**Raw data**

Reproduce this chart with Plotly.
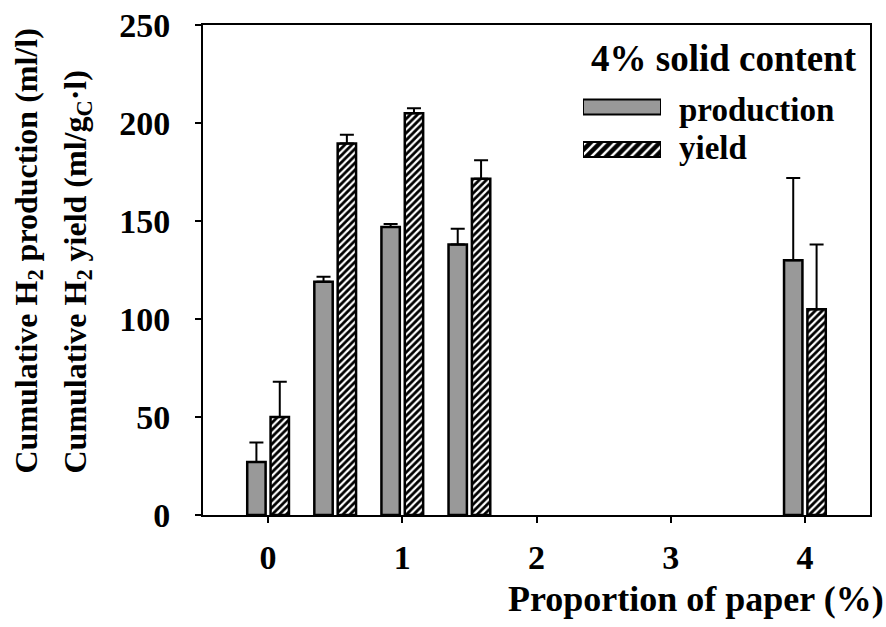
import plotly.graph_objects as go

# ---- data ----
paper_pct = [0, 0.5, 1, 1.5, 4]
production = [27, 119, 147, 138, 130]
production_err = [10, 2.5, 1.5, 8, 42]
yield_vals = [50, 189.5, 205, 171.5, 105]
yield_err = [18, 4.5, 2.5, 9.5, 33]
x_ticks = [0, 1, 2, 3, 4]
y_ticks = [0, 50, 100, 150, 200, 250]
legend_title = "4% solid content"
series_names = ["production", "yield"]

FONT = "Liberation Serif"
BW = 0.137
GRAY = "#999999"

W, H = 886, 627
ML, MR, MT, MB = 203, 16, 25, 112
PW, PH = W - ML - MR, H - MT - MB


def px_x(p):
    return (p - ML) / PW


def px_y(p):
    return (H - MB - p) / PH


fig = go.Figure()

fig.add_trace(go.Bar(
    x=paper_pct, y=production, width=BW, offset=-0.087 - BW / 2,
    marker=dict(color=GRAY, line=dict(color="black", width=2.5)),
    error_y=dict(type="data", array=production_err, symmetric=False,
                 arrayminus=[0] * len(production_err),
                 color="black", thickness=2, width=7),
    showlegend=False, name=series_names[0]))

fig.add_trace(go.Bar(
    x=paper_pct, y=yield_vals, width=BW, offset=0.087 - BW / 2,
    marker=dict(color="white", line=dict(color="black", width=2.5),
                pattern=dict(shape="/", fgcolor="black", bgcolor="white",
                             size=5, solidity=0.55)),
    error_y=dict(type="data", array=yield_err, symmetric=False,
                 arrayminus=[0] * len(yield_err),
                 color="black", thickness=2, width=7),
    showlegend=False, name=series_names[1]))

# legend swatches on an auxiliary axis
fig.add_trace(go.Bar(
    x=[1], y=[1], base=0, orientation="h", width=0.35, xaxis="x2", yaxis="y2",
    marker=dict(color=GRAY, line=dict(color="black", width=2)),
    showlegend=False, hoverinfo="skip"))
fig.add_trace(go.Bar(
    x=[1], y=[0], base=0, orientation="h", width=0.35, xaxis="x2", yaxis="y2",
    marker=dict(color="black", line=dict(color="black", width=2),
                pattern=dict(shape="/", fgcolor="white", bgcolor="black",
                             size=7, solidity=0.35)),
    showlegend=False, hoverinfo="skip"))

tickfont = dict(family=FONT, size=34, color="black", weight="bold")

fig.update_layout(
    template="none",
    width=W, height=H,
    margin=dict(l=ML, r=MR, t=MT, b=MB, autoexpand=False),
    paper_bgcolor="white", plot_bgcolor="white",
    barmode="overlay",
    xaxis=dict(range=[-0.485, 4.485], tickmode="array", tickvals=x_ticks,
               ticks="outside", ticklen=6, tickwidth=2, tickcolor="black",
               showline=True, linecolor="black", linewidth=2, mirror=True,
               showgrid=False, zeroline=False, tickfont=tickfont,
               ticklabelstandoff=5, automargin=False),
    yaxis=dict(range=[0, 250], tickmode="array", tickvals=y_ticks,
               ticks="outside", ticklen=6, tickwidth=2, tickcolor="black",
               showline=True, linecolor="black", linewidth=2, mirror=True,
               showgrid=False, zeroline=False, tickfont=tickfont,
               ticklabelstandoff=18, automargin=False),
    xaxis2=dict(domain=[px_x(583), px_x(661)], range=[0, 1], anchor="y2",
                visible=False, fixedrange=True, automargin=False),
    yaxis2=dict(domain=[px_y(170.75), px_y(85.75)], range=[-0.5, 1.5],
                anchor="x2", visible=False, fixedrange=True, automargin=False),
)

ann_font = dict(family=FONT, size=33, color="black", weight="bold")

fig.add_annotation(text=legend_title, xref="paper", yref="paper",
                   x=px_x(859), y=px_y(58), xanchor="right", yanchor="middle",
                   showarrow=False, font=dict(family=FONT, size=37, color="black", weight="bold"))
fig.add_annotation(text=series_names[0], xref="paper", yref="paper",
                   x=px_x(677), y=px_y(110), xanchor="left", yanchor="middle",
                   showarrow=False, font=ann_font)
fig.add_annotation(text=series_names[1], xref="paper", yref="paper",
                   x=px_x(677), y=px_y(148), xanchor="left", yanchor="middle",
                   showarrow=False, font=ann_font)

fig.add_annotation(text="Proportion of paper (%)", xref="paper", yref="paper",
                   x=px_x(886), y=px_y(599), xanchor="right", yanchor="middle",
                   showarrow=False, font=dict(family=FONT, size=36, color="black", weight="bold"))

yfont = dict(family=FONT, size=32, color="black", weight="bold")
fig.add_annotation(text="Cumulative H<sub>2</sub> production (ml/l)", xref="paper", yref="paper",
                   x=px_x(28), y=px_y(476), xanchor="center", yanchor="bottom",
                   textangle=-90, showarrow=False, font=yfont)
fig.add_annotation(text="Cumulative H<sub>2</sub> yield (ml/g<sub>C</sub>·l)", xref="paper", yref="paper",
                   x=px_x(77), y=px_y(476), xanchor="center", yanchor="bottom",
                   textangle=-90, showarrow=False, font=yfont)

fig.write_html("out.html",
               config={"displayModeBar": False},
               post_script="document.body.style.margin='0px';document.body.style.overflow='hidden';")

**Directions**
Pictures are to be left out; repeat all the remaining data exactly.

**Task response**
Reproduce this chart with Plotly.
import plotly.graph_objects as go

# ---- data ----
paper_pct = [0, 0.5, 1, 1.5, 4]
production = [27, 119, 147, 138, 130]
production_err = [10, 2.5, 1.5, 8, 42]
yield_vals = [50, 189.5, 205, 171.5, 105]
yield_err = [18, 4.5, 2.5, 9.5, 33]
x_ticks = [0, 1, 2, 3, 4]
y_ticks = [0, 50, 100, 150, 200, 250]
legend_title = "4% solid content"
series_names = ["production", "yield"]

FONT = "Liberation Serif"
BW = 0.137
GRAY = "#999999"

W, H = 886, 627
ML, MR, MT, MB = 203, 16, 25, 112
PW, PH = W - ML - MR, H - MT - MB


def px_x(p):
    return (p - ML) / PW


def px_y(p):
    return (H - MB - p) / PH


fig = go.Figure()

fig.add_trace(go.Bar(
    x=paper_pct, y=production, width=BW, offset=-0.087 - BW / 2,
    marker=dict(color=GRAY, line=dict(color="black", width=2.5)),
    error_y=dict(type="data", array=production_err, symmetric=False,
                 arrayminus=[0] * len(production_err),
                 color="black", thickness=2, width=7),
    showlegend=False, name=series_names[0]))

fig.add_trace(go.Bar(
    x=paper_pct, y=yield_vals, width=BW, offset=0.087 - BW / 2,
    marker=dict(color="white", line=dict(color="black", width=2.5),
                pattern=dict(shape="/", fgcolor="black", bgcolor="white",
                             size=5, solidity=0.55)),
    error_y=dict(type="data", array=yield_err, symmetric=False,
                 arrayminus=[0] * len(yield_err),
                 color="black", thickness=2, width=7),
    showlegend=False, name=series_names[1]))

# legend swatches on an auxiliary axis
fig.add_trace(go.Bar(
    x=[1], y=[1], base=0, orientation="h", width=0.35, xaxis="x2", yaxis="y2",
    marker=dict(color=GRAY, line=dict(color="black", width=2)),
    showlegend=False, hoverinfo="skip"))
fig.add_trace(go.Bar(
    x=[1], y=[0], base=0, orientation="h", width=0.35, xaxis="x2", yaxis="y2",
    marker=dict(color="black", line=dict(color="black", width=2),
                pattern=dict(shape="/", fgcolor="white", bgcolor="black",
                             size=7, solidity=0.35)),
    showlegend=False, hoverinfo="skip"))

tickfont = dict(family=FONT, size=34, color="black", weight="bold")

fig.update_layout(
    template="none",
    width=W, height=H,
    margin=dict(l=ML, r=MR, t=MT, b=MB, autoexpand=False),
    paper_bgcolor="white", plot_bgcolor="white",
    barmode="overlay",
    xaxis=dict(range=[-0.485, 4.485], tickmode="array", tickvals=x_ticks,
               ticks="outside", ticklen=6, tickwidth=2, tickcolor="black",
               showline=True, linecolor="black", linewidth=2, mirror=True,
               showgrid=False, zeroline=False, tickfont=tickfont,
               ticklabelstandoff=5, automargin=False),
    yaxis=dict(range=[0, 250], tickmode="array", tickvals=y_ticks,
               ticks="outside", ticklen=6, tickwidth=2, tickcolor="black",
               showline=True, linecolor="black", linewidth=2, mirror=True,
               showgrid=False, zeroline=False, tickfont=tickfont,
               ticklabelstandoff=18, automargin=False),
    xaxis2=dict(domain=[px_x(583), px_x(661)], range=[0, 1], anchor="y2",
                visible=False, fixedrange=True, automargin=False),
    yaxis2=dict(domain=[px_y(170.75), px_y(85.75)], range=[-0.5, 1.5],
                anchor="x2", visible=False, fixedrange=True, automargin=False),
)

ann_font = dict(family=FONT, size=33, color="black", weight="bold")

fig.add_annotation(text=legend_title, xref="paper", yref="paper",
                   x=px_x(859), y=px_y(58), xanchor="right", yanchor="middle",
                   showarrow=False, font=dict(family=FONT, size=37, color="black", weight="bold"))
fig.add_annotation(text=series_names[0], xref="paper", yref="paper",
                   x=px_x(677), y=px_y(110), xanchor="left", yanchor="middle",
                   showarrow=False, font=ann_font)
fig.add_annotation(text=series_names[1], xref="paper", yref="paper",
                   x=px_x(677), y=px_y(148), xanchor="left", yanchor="middle",
                   showarrow=False, font=ann_font)

fig.add_annotation(text="Proportion of paper (%)", xref="paper", yref="paper",
                   x=px_x(886), y=px_y(599), xanchor="right", yanchor="middle",
                   showarrow=False, font=dict(family=FONT, size=36, color="black", weight="bold"))

yfont = dict(family=FONT, size=32, color="black", weight="bold")
fig.add_annotation(text="Cumulative H<sub>2</sub> production (ml/l)", xref="paper", yref="paper",
                   x=px_x(28), y=px_y(476), xanchor="center", yanchor="bottom",
                   textangle=-90, showarrow=False, font=yfont)
fig.add_annotation(text="Cumulative H<sub>2</sub> yield (ml/g<sub>C</sub>·l)", xref="paper", yref="paper",
                   x=px_x(77), y=px_y(476), xanchor="center", yanchor="bottom",
                   textangle=-90, showarrow=False, font=yfont)

fig.write_html("out.html",
               config={"displayModeBar": False},
               post_script="document.body.style.margin='0px';document.body.style.overflow='hidden';")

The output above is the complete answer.